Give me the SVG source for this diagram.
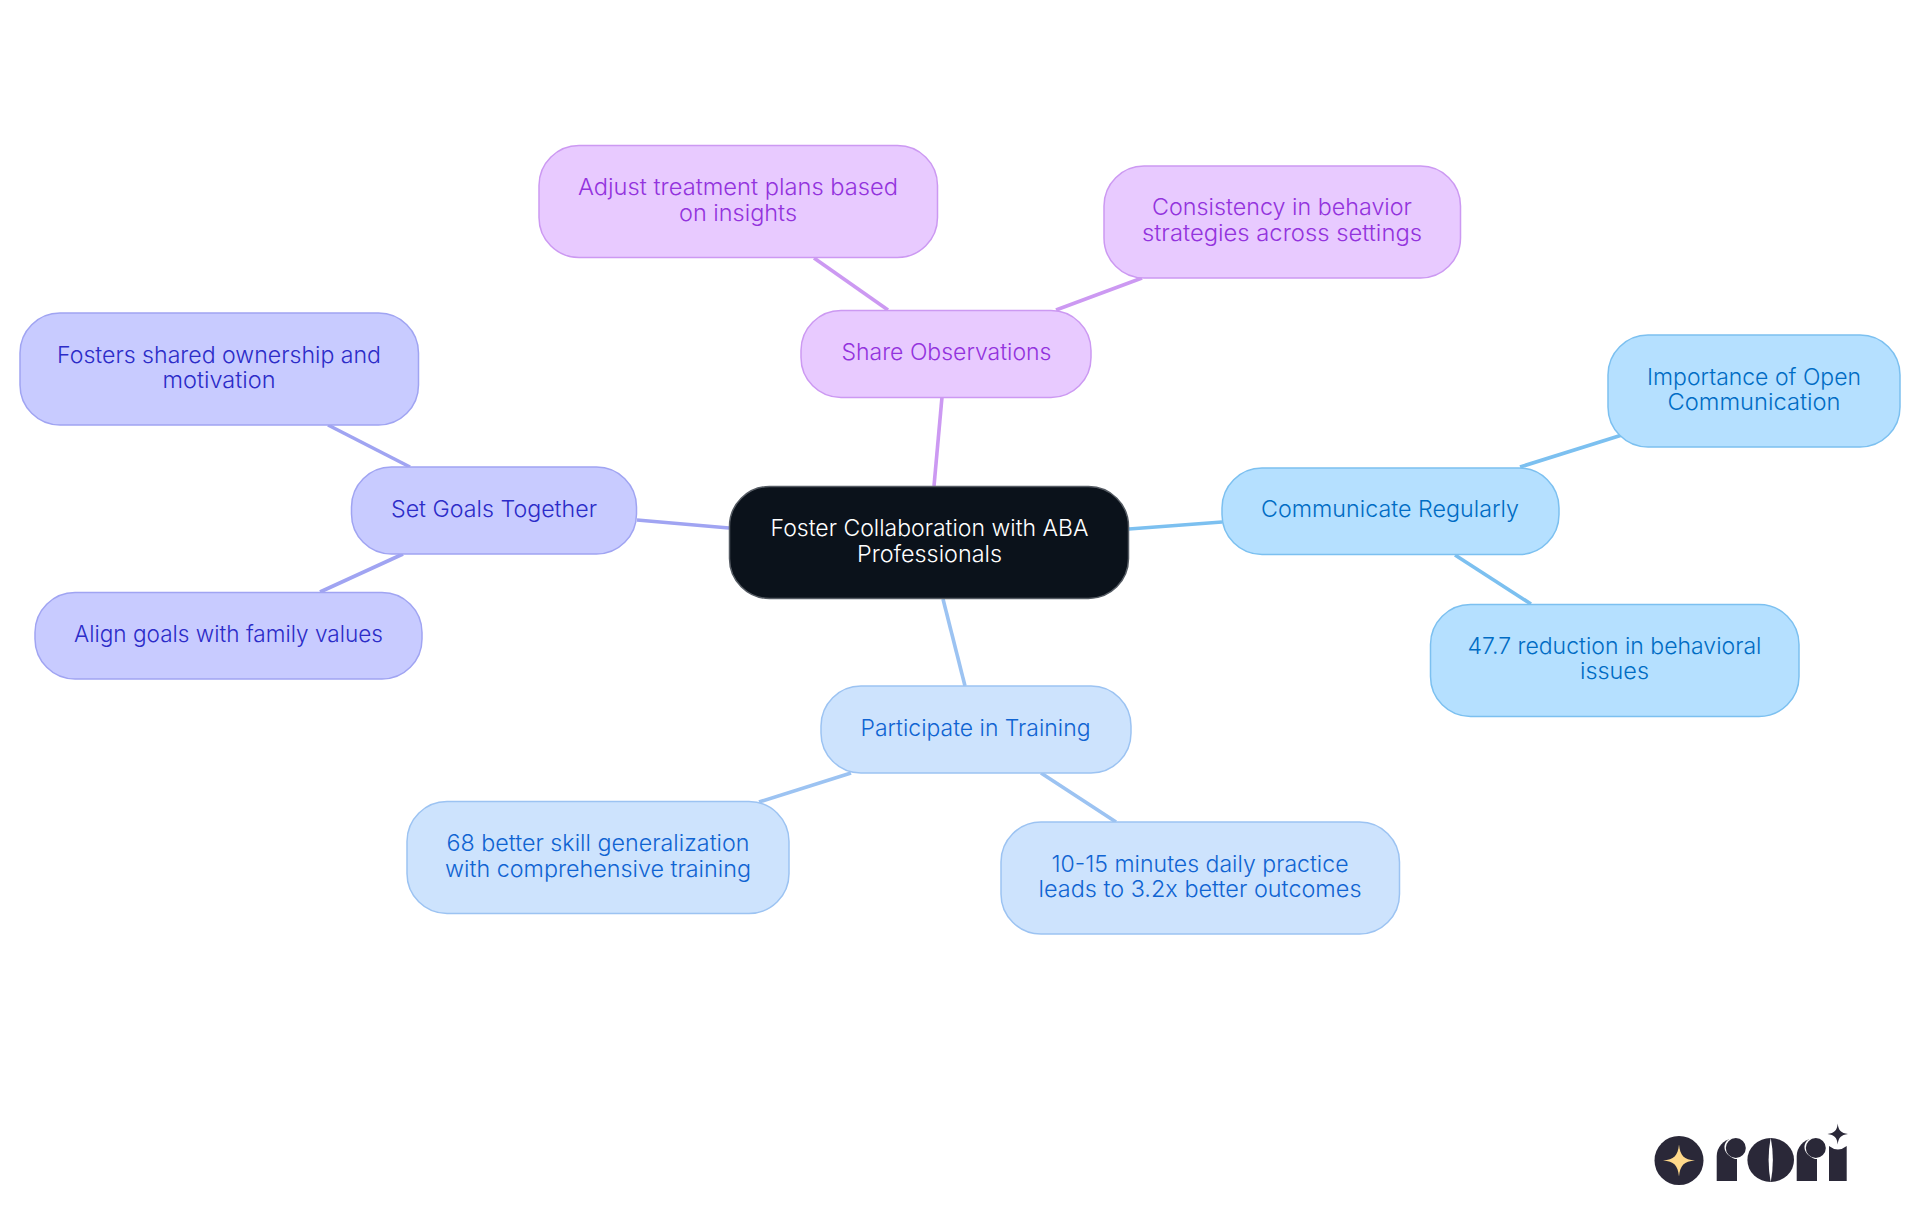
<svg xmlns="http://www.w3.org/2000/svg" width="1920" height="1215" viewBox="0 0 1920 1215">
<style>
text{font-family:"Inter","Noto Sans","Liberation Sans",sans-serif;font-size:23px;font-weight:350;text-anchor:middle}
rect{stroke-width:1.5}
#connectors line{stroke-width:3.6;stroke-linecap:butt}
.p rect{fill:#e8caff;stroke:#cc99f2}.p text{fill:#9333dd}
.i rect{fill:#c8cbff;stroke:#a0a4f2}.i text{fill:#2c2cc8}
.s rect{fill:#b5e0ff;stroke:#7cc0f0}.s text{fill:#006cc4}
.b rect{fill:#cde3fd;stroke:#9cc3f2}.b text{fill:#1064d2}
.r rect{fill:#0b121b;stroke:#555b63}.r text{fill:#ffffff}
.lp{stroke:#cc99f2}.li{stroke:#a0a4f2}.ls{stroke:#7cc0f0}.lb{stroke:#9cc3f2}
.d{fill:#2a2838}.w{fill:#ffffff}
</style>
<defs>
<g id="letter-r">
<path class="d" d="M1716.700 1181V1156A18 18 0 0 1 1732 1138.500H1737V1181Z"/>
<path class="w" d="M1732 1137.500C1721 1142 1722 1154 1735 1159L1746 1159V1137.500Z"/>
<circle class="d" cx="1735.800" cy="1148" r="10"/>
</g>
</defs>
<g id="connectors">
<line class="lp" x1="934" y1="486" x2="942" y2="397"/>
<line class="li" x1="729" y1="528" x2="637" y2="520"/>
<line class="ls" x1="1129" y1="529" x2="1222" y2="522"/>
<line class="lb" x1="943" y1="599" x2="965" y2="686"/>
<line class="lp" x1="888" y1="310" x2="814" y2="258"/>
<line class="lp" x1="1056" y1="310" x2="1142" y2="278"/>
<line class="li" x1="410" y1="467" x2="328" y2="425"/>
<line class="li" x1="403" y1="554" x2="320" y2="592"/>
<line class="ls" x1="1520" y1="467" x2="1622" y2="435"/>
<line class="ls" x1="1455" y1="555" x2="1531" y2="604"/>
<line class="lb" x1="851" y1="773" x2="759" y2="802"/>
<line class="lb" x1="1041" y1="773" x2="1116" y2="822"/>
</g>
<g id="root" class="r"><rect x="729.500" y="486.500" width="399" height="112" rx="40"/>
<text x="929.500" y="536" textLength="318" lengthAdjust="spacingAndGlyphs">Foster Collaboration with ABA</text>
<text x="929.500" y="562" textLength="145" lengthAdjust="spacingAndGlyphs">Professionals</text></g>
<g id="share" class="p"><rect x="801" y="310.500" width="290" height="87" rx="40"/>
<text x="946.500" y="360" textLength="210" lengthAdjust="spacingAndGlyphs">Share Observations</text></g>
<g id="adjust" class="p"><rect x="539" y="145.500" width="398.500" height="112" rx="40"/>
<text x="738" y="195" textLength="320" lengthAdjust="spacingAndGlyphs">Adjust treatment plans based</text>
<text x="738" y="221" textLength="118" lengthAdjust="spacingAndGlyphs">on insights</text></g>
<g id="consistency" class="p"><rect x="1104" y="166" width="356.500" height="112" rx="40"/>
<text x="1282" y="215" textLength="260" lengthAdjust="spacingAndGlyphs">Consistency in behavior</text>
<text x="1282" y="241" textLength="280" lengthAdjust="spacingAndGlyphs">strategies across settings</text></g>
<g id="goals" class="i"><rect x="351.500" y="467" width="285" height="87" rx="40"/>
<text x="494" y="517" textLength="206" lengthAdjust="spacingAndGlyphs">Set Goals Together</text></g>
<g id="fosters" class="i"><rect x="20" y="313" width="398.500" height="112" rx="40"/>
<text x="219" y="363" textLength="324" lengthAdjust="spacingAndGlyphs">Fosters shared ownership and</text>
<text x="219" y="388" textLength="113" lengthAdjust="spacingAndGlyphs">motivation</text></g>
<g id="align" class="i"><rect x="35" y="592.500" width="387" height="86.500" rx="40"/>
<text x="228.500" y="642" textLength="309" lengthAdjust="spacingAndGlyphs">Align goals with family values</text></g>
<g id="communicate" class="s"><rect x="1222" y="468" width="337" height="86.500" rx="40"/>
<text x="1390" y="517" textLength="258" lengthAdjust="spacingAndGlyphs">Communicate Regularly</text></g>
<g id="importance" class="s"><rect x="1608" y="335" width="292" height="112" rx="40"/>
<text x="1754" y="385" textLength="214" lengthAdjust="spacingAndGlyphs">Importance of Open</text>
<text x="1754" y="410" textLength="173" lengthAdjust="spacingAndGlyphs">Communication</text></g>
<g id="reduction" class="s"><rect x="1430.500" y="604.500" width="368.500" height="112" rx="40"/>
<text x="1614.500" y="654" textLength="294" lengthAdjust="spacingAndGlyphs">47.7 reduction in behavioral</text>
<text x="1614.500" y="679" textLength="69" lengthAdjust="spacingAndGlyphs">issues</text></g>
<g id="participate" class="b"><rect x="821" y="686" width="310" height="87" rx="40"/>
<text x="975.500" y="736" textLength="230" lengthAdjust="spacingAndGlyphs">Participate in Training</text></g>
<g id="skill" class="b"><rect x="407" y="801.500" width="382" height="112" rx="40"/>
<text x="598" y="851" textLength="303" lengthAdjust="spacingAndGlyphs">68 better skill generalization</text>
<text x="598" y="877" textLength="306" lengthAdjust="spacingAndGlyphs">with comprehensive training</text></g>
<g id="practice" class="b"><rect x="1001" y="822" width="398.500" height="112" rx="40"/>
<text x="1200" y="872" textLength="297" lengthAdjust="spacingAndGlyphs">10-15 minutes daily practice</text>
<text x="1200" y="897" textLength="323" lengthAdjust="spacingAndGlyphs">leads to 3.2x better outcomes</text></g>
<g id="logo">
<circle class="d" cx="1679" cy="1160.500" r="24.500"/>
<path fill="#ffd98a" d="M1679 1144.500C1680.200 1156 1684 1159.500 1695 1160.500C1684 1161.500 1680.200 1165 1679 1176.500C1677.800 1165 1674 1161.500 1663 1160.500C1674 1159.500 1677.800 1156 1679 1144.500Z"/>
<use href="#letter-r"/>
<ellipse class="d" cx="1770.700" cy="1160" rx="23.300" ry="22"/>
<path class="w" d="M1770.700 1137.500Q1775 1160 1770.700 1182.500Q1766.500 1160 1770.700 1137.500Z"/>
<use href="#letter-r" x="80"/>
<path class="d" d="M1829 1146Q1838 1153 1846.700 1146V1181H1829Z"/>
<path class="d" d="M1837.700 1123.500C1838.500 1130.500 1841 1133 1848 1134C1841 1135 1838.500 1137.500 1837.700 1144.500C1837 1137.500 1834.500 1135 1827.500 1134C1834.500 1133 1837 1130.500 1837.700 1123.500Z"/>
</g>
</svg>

== JOB ==
Give back every line exactly as it stands, pictures excluded.

== RESULT FOR THIS EXERCISE ==
Give me the SVG source for this diagram.
<svg xmlns="http://www.w3.org/2000/svg" width="1920" height="1215" viewBox="0 0 1920 1215">
<style>
text{font-family:"Inter","Noto Sans","Liberation Sans",sans-serif;font-size:23px;font-weight:350;text-anchor:middle}
rect{stroke-width:1.5}
#connectors line{stroke-width:3.6;stroke-linecap:butt}
.p rect{fill:#e8caff;stroke:#cc99f2}.p text{fill:#9333dd}
.i rect{fill:#c8cbff;stroke:#a0a4f2}.i text{fill:#2c2cc8}
.s rect{fill:#b5e0ff;stroke:#7cc0f0}.s text{fill:#006cc4}
.b rect{fill:#cde3fd;stroke:#9cc3f2}.b text{fill:#1064d2}
.r rect{fill:#0b121b;stroke:#555b63}.r text{fill:#ffffff}
.lp{stroke:#cc99f2}.li{stroke:#a0a4f2}.ls{stroke:#7cc0f0}.lb{stroke:#9cc3f2}
.d{fill:#2a2838}.w{fill:#ffffff}
</style>
<defs>
<g id="letter-r">
<path class="d" d="M1716.700 1181V1156A18 18 0 0 1 1732 1138.500H1737V1181Z"/>
<path class="w" d="M1732 1137.500C1721 1142 1722 1154 1735 1159L1746 1159V1137.500Z"/>
<circle class="d" cx="1735.800" cy="1148" r="10"/>
</g>
</defs>
<g id="connectors">
<line class="lp" x1="934" y1="486" x2="942" y2="397"/>
<line class="li" x1="729" y1="528" x2="637" y2="520"/>
<line class="ls" x1="1129" y1="529" x2="1222" y2="522"/>
<line class="lb" x1="943" y1="599" x2="965" y2="686"/>
<line class="lp" x1="888" y1="310" x2="814" y2="258"/>
<line class="lp" x1="1056" y1="310" x2="1142" y2="278"/>
<line class="li" x1="410" y1="467" x2="328" y2="425"/>
<line class="li" x1="403" y1="554" x2="320" y2="592"/>
<line class="ls" x1="1520" y1="467" x2="1622" y2="435"/>
<line class="ls" x1="1455" y1="555" x2="1531" y2="604"/>
<line class="lb" x1="851" y1="773" x2="759" y2="802"/>
<line class="lb" x1="1041" y1="773" x2="1116" y2="822"/>
</g>
<g id="root" class="r"><rect x="729.500" y="486.500" width="399" height="112" rx="40"/>
<text x="929.500" y="536" textLength="318" lengthAdjust="spacingAndGlyphs">Foster Collaboration with ABA</text>
<text x="929.500" y="562" textLength="145" lengthAdjust="spacingAndGlyphs">Professionals</text></g>
<g id="share" class="p"><rect x="801" y="310.500" width="290" height="87" rx="40"/>
<text x="946.500" y="360" textLength="210" lengthAdjust="spacingAndGlyphs">Share Observations</text></g>
<g id="adjust" class="p"><rect x="539" y="145.500" width="398.500" height="112" rx="40"/>
<text x="738" y="195" textLength="320" lengthAdjust="spacingAndGlyphs">Adjust treatment plans based</text>
<text x="738" y="221" textLength="118" lengthAdjust="spacingAndGlyphs">on insights</text></g>
<g id="consistency" class="p"><rect x="1104" y="166" width="356.500" height="112" rx="40"/>
<text x="1282" y="215" textLength="260" lengthAdjust="spacingAndGlyphs">Consistency in behavior</text>
<text x="1282" y="241" textLength="280" lengthAdjust="spacingAndGlyphs">strategies across settings</text></g>
<g id="goals" class="i"><rect x="351.500" y="467" width="285" height="87" rx="40"/>
<text x="494" y="517" textLength="206" lengthAdjust="spacingAndGlyphs">Set Goals Together</text></g>
<g id="fosters" class="i"><rect x="20" y="313" width="398.500" height="112" rx="40"/>
<text x="219" y="363" textLength="324" lengthAdjust="spacingAndGlyphs">Fosters shared ownership and</text>
<text x="219" y="388" textLength="113" lengthAdjust="spacingAndGlyphs">motivation</text></g>
<g id="align" class="i"><rect x="35" y="592.500" width="387" height="86.500" rx="40"/>
<text x="228.500" y="642" textLength="309" lengthAdjust="spacingAndGlyphs">Align goals with family values</text></g>
<g id="communicate" class="s"><rect x="1222" y="468" width="337" height="86.500" rx="40"/>
<text x="1390" y="517" textLength="258" lengthAdjust="spacingAndGlyphs">Communicate Regularly</text></g>
<g id="importance" class="s"><rect x="1608" y="335" width="292" height="112" rx="40"/>
<text x="1754" y="385" textLength="214" lengthAdjust="spacingAndGlyphs">Importance of Open</text>
<text x="1754" y="410" textLength="173" lengthAdjust="spacingAndGlyphs">Communication</text></g>
<g id="reduction" class="s"><rect x="1430.500" y="604.500" width="368.500" height="112" rx="40"/>
<text x="1614.500" y="654" textLength="294" lengthAdjust="spacingAndGlyphs">47.7 reduction in behavioral</text>
<text x="1614.500" y="679" textLength="69" lengthAdjust="spacingAndGlyphs">issues</text></g>
<g id="participate" class="b"><rect x="821" y="686" width="310" height="87" rx="40"/>
<text x="975.500" y="736" textLength="230" lengthAdjust="spacingAndGlyphs">Participate in Training</text></g>
<g id="skill" class="b"><rect x="407" y="801.500" width="382" height="112" rx="40"/>
<text x="598" y="851" textLength="303" lengthAdjust="spacingAndGlyphs">68 better skill generalization</text>
<text x="598" y="877" textLength="306" lengthAdjust="spacingAndGlyphs">with comprehensive training</text></g>
<g id="practice" class="b"><rect x="1001" y="822" width="398.500" height="112" rx="40"/>
<text x="1200" y="872" textLength="297" lengthAdjust="spacingAndGlyphs">10-15 minutes daily practice</text>
<text x="1200" y="897" textLength="323" lengthAdjust="spacingAndGlyphs">leads to 3.2x better outcomes</text></g>
<g id="logo">
<circle class="d" cx="1679" cy="1160.500" r="24.500"/>
<path fill="#ffd98a" d="M1679 1144.500C1680.200 1156 1684 1159.500 1695 1160.500C1684 1161.500 1680.200 1165 1679 1176.500C1677.800 1165 1674 1161.500 1663 1160.500C1674 1159.500 1677.800 1156 1679 1144.500Z"/>
<use href="#letter-r"/>
<ellipse class="d" cx="1770.700" cy="1160" rx="23.300" ry="22"/>
<path class="w" d="M1770.700 1137.500Q1775 1160 1770.700 1182.500Q1766.500 1160 1770.700 1137.500Z"/>
<use href="#letter-r" x="80"/>
<path class="d" d="M1829 1146Q1838 1153 1846.700 1146V1181H1829Z"/>
<path class="d" d="M1837.700 1123.500C1838.500 1130.500 1841 1133 1848 1134C1841 1135 1838.500 1137.500 1837.700 1144.500C1837 1137.500 1834.500 1135 1827.500 1134C1834.500 1133 1837 1130.500 1837.700 1123.500Z"/>
</g>
</svg>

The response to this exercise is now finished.